-- Start of Working data --

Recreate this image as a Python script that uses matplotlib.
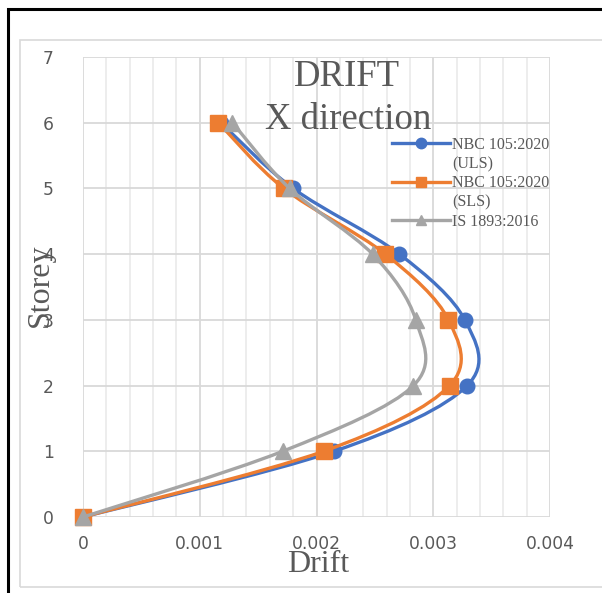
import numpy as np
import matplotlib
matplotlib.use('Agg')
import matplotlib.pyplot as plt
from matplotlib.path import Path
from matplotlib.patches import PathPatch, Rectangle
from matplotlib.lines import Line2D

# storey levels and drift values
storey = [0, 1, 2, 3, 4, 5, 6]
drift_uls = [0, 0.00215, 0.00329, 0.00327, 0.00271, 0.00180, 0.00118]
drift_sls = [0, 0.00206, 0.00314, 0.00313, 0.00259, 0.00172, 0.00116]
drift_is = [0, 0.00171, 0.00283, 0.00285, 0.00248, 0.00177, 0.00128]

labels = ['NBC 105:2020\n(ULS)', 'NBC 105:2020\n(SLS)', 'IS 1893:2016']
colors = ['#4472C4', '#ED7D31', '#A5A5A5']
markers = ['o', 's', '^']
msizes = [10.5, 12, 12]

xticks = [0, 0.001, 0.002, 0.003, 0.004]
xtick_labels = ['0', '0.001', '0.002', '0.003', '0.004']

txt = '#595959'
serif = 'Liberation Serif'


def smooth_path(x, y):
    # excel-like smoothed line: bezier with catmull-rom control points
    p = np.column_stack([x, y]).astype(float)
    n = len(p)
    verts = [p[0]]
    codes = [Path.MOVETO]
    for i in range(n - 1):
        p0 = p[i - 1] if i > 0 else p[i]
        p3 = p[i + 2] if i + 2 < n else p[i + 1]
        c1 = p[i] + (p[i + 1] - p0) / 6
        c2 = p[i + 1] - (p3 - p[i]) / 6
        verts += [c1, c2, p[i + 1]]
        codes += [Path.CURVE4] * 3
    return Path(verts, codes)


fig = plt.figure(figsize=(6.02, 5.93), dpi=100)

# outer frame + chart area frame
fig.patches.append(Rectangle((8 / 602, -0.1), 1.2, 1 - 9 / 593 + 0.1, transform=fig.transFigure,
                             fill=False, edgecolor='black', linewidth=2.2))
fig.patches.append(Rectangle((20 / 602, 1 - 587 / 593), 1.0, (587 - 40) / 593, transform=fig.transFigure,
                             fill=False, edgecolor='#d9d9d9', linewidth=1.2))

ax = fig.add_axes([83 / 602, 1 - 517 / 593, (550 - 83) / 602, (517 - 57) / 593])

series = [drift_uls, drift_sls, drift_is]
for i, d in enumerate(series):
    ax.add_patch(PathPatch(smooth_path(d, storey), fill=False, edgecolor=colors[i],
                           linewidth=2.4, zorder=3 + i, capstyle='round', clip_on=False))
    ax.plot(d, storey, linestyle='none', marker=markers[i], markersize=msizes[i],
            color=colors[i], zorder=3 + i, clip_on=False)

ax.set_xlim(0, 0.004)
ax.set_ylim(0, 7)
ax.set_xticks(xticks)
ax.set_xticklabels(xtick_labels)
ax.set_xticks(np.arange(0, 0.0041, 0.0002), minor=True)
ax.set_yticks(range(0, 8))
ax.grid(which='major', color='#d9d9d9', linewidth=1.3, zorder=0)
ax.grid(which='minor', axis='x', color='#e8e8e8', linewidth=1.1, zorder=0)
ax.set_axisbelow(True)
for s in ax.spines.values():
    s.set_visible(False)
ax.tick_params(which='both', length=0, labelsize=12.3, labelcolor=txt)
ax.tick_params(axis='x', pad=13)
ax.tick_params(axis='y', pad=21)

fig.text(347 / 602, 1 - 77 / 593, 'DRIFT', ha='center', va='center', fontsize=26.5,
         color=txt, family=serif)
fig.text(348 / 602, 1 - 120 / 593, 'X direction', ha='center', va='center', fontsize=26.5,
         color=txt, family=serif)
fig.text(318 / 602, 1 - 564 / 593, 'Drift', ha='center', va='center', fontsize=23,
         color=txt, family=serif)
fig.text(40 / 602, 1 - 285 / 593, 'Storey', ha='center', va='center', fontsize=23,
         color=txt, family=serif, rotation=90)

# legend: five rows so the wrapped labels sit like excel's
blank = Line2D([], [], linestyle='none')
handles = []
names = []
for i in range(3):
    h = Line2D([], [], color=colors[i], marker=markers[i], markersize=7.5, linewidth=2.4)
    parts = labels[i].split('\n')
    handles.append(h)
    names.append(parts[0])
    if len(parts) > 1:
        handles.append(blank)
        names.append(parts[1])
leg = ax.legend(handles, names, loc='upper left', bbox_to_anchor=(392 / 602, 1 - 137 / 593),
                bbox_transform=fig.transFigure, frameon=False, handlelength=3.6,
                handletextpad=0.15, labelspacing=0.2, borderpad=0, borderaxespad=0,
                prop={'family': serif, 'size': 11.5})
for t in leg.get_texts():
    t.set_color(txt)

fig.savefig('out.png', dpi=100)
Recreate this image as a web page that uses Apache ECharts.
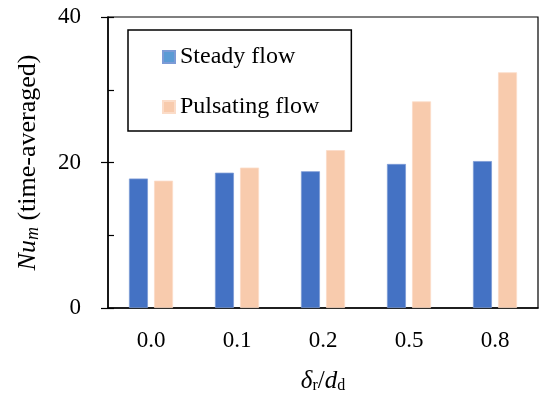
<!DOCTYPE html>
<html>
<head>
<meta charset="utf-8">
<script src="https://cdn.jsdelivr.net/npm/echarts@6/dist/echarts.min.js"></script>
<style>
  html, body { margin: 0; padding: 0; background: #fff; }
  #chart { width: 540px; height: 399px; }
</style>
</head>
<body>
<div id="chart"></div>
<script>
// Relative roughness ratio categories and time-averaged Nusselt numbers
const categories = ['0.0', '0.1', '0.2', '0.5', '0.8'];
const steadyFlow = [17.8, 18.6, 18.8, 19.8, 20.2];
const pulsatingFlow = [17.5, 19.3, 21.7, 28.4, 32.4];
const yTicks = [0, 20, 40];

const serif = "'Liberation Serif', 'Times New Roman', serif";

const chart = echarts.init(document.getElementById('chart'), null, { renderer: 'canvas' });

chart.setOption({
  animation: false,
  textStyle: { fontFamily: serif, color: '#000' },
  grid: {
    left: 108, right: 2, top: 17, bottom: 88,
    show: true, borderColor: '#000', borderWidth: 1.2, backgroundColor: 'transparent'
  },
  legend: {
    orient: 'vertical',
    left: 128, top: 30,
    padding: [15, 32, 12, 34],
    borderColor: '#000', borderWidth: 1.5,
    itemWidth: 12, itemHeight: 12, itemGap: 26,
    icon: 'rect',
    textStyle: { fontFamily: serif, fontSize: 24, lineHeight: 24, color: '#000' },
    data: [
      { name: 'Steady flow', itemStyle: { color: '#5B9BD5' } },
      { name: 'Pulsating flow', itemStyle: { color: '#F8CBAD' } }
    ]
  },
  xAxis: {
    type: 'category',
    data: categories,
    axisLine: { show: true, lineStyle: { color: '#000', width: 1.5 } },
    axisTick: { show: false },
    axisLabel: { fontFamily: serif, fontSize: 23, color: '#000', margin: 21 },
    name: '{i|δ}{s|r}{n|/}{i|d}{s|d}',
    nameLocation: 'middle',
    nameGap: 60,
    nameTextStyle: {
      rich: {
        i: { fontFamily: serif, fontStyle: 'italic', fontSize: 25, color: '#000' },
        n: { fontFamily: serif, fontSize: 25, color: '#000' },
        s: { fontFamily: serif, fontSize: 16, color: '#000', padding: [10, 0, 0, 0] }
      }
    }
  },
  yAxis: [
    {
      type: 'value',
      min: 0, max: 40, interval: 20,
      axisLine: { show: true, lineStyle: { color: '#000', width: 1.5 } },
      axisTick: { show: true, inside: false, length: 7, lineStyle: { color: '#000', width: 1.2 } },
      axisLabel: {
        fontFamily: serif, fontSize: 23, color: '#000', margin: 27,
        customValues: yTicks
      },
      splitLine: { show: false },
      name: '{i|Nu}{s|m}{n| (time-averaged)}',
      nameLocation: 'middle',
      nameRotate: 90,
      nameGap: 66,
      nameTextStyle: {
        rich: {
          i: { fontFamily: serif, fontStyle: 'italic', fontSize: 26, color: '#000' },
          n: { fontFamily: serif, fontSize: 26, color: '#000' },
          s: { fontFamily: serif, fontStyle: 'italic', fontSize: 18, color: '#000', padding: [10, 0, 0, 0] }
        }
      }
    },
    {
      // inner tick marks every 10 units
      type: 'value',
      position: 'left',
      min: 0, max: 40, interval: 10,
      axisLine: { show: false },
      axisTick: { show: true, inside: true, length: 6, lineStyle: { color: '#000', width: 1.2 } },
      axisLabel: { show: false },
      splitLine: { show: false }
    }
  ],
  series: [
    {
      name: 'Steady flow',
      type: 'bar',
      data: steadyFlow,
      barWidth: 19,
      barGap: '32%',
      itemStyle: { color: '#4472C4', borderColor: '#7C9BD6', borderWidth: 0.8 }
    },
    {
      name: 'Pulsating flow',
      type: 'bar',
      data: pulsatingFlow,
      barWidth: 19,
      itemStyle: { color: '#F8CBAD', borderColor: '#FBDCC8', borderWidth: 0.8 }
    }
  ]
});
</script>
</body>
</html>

-- End of Working data --

### Short task
Look through the entries above; copy each line where the string "script" appears.

### Solution for this exercise
Recreate this image as a Python script that uses matplotlib.
<script src="https://cdn.jsdelivr.net/npm/echarts@6/dist/echarts.min.js"></script>
<script>
</script>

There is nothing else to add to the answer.